> _Records for this task_:
====

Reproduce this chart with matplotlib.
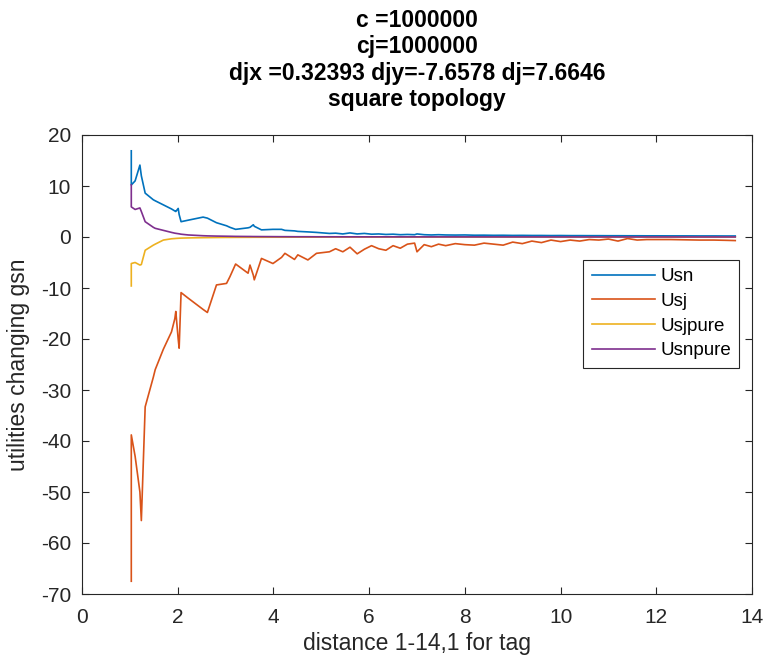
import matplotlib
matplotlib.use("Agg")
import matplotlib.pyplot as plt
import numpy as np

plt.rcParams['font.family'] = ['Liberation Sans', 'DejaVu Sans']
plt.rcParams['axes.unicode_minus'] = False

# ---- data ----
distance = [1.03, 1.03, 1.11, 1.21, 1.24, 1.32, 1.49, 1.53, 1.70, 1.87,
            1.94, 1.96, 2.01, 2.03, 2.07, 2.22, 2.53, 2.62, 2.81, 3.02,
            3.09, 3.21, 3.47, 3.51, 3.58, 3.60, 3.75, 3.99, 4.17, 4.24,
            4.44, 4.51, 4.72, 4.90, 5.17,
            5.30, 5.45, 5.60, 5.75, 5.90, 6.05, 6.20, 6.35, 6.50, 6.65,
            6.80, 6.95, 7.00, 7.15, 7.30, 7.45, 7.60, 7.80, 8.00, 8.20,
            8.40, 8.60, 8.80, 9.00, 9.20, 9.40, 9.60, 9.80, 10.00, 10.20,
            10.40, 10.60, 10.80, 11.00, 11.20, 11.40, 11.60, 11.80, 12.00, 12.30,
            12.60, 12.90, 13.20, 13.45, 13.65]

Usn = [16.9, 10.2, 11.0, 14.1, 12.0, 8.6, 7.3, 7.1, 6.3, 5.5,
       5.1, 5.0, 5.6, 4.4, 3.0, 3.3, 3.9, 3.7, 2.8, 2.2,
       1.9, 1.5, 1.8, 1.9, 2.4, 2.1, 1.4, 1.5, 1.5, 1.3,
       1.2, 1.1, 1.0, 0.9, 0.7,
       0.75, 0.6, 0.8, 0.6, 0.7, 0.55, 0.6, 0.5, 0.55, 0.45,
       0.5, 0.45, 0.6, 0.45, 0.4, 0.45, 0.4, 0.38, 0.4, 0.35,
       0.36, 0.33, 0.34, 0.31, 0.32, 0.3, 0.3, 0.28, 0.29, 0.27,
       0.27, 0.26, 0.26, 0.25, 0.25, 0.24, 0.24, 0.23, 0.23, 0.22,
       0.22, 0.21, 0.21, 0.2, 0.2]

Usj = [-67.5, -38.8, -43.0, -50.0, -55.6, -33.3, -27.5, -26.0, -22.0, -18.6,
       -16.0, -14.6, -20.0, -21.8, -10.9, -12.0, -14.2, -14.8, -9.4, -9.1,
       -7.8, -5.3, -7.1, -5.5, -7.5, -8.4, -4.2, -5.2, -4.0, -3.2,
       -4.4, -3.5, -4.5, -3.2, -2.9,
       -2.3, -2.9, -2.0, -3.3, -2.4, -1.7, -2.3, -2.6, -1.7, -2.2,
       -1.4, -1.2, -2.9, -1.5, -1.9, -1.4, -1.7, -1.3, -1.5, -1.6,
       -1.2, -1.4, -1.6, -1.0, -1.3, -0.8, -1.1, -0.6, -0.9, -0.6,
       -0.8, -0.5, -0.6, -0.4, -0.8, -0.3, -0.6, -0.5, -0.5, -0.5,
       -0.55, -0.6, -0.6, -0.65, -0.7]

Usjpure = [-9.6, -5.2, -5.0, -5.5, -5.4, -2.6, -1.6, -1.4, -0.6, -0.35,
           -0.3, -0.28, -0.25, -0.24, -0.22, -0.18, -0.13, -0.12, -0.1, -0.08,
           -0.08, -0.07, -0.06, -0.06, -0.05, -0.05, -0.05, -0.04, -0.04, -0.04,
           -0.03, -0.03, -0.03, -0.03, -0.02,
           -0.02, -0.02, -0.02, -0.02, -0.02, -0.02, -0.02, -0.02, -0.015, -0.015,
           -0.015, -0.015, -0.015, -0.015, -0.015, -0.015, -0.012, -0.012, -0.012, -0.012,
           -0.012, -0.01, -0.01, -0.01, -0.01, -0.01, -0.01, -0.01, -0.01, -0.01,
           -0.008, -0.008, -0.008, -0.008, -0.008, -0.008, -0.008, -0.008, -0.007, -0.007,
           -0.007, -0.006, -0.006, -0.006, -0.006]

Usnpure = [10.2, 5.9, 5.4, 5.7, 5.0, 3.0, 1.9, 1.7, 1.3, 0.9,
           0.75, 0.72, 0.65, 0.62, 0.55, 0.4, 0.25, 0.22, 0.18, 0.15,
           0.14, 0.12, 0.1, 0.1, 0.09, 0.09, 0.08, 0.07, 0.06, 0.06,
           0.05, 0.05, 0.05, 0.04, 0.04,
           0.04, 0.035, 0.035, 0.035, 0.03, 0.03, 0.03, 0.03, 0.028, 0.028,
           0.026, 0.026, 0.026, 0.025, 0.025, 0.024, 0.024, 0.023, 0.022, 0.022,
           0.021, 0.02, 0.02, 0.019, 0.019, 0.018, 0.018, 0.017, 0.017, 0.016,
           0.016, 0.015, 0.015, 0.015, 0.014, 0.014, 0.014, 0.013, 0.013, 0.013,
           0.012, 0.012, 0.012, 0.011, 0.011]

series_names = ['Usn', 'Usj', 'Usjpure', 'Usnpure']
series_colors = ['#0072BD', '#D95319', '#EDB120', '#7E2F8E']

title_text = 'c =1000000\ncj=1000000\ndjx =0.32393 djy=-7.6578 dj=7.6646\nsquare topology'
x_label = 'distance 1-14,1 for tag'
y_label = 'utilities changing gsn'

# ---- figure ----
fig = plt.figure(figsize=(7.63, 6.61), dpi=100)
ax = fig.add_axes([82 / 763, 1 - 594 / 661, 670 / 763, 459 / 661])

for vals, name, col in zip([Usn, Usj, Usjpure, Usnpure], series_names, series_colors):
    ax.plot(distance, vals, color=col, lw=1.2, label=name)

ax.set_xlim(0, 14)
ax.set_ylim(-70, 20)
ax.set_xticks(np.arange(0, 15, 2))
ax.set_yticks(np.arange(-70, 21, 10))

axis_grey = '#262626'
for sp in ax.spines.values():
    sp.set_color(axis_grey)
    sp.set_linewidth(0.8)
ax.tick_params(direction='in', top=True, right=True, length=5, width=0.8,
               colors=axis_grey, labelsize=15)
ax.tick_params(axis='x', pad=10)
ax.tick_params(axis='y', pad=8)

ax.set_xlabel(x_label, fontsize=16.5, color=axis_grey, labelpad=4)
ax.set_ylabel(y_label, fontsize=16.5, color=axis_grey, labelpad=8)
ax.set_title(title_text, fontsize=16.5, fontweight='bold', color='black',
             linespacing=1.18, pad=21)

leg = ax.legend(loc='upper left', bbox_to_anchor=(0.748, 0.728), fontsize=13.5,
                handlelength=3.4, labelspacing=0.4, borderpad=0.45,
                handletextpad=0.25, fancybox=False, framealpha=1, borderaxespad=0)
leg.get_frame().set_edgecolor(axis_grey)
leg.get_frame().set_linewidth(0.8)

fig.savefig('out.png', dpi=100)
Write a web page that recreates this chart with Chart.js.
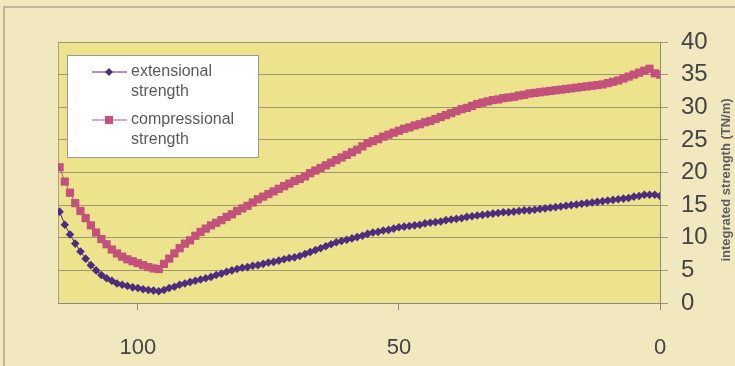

====

> _What this task involves_: With the pictures left out, restate word for word every line of the data above, from the first down to the line that contains "plt.rcParams['axes.unicode_minus'] = False".

> _Solution_:
Reproduce this chart with matplotlib.
import matplotlib
matplotlib.use("Agg")
import matplotlib.pyplot as plt
import numpy as np

plt.rcParams['font.family'] = ['Liberation Sans', 'DejaVu Sans']
plt.rcParams['axes.unicode_minus'] = False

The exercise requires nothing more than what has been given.